## start Given information
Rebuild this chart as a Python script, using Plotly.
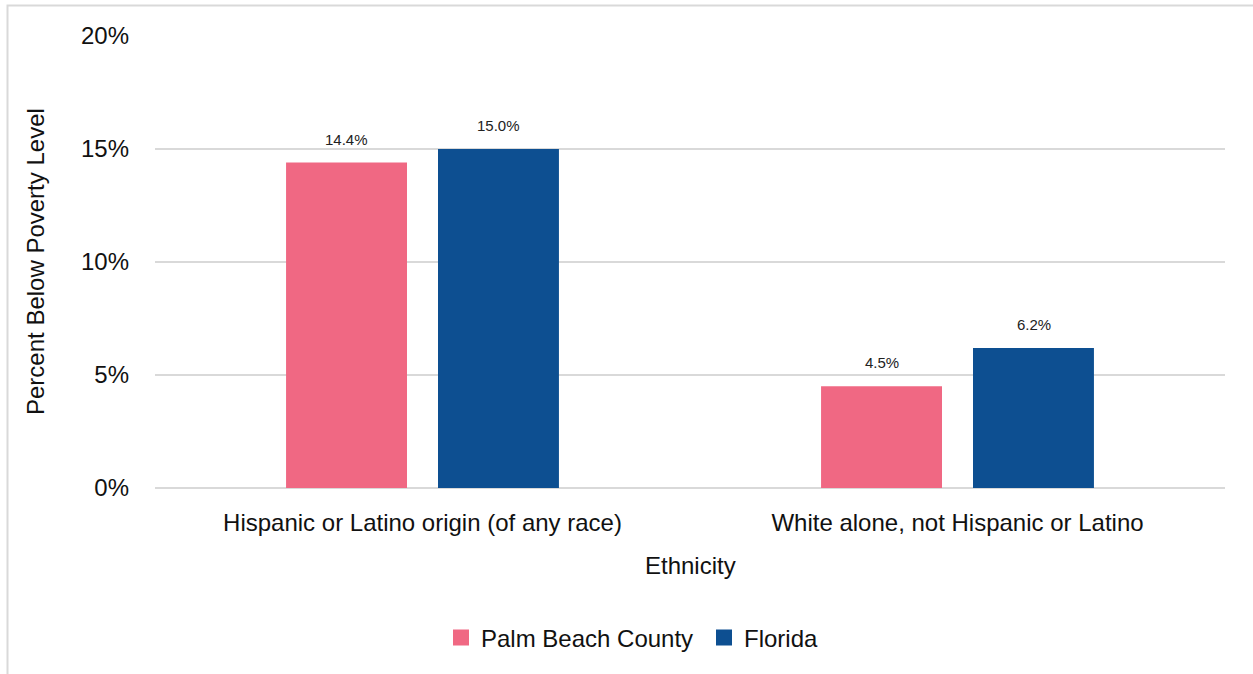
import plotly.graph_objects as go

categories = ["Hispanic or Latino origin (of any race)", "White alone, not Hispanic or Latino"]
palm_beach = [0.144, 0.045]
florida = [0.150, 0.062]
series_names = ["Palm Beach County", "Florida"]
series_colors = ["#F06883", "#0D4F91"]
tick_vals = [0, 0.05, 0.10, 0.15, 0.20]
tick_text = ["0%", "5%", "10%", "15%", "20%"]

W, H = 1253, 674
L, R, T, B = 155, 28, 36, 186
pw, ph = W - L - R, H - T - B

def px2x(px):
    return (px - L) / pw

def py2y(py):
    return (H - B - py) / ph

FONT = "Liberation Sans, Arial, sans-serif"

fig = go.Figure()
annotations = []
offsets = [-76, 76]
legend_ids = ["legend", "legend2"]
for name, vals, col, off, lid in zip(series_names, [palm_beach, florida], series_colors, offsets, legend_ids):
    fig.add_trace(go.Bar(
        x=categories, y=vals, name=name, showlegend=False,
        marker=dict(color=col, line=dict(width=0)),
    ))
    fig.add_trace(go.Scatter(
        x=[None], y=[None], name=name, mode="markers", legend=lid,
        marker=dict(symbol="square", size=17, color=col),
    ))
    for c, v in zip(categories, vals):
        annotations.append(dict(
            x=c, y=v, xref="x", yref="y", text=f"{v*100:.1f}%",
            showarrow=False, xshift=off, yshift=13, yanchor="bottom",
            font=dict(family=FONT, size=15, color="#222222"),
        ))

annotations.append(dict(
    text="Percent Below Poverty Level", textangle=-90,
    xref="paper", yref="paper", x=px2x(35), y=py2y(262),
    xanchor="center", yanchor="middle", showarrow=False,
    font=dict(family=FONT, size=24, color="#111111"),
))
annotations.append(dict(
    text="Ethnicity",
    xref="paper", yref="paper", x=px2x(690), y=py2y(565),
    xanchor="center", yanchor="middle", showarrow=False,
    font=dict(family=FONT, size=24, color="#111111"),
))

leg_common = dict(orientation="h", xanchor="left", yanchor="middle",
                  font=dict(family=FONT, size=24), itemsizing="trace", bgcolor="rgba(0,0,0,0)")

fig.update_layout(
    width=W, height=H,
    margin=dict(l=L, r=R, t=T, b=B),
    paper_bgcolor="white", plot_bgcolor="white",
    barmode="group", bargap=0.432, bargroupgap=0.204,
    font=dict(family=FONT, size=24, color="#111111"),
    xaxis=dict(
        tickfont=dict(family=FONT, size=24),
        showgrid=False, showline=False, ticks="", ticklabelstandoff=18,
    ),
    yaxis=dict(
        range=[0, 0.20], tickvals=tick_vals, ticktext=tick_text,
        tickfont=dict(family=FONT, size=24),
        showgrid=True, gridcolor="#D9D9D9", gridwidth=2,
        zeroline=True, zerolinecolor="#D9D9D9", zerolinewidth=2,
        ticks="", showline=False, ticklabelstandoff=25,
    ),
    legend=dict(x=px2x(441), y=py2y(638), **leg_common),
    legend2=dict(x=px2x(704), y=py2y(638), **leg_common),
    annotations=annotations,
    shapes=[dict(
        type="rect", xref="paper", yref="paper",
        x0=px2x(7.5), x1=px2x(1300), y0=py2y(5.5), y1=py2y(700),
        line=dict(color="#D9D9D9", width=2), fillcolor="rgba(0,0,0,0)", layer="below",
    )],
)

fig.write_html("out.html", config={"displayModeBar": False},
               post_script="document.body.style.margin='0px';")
## end Given information
### Challenge
Repeat the listing above from its first line through the line that contains "import plotly.graph_objects as go", both included, and nothing more. Drop the pictures.

### Result for this exercise
Rebuild this chart as a Python script, using Plotly.
import plotly.graph_objects as go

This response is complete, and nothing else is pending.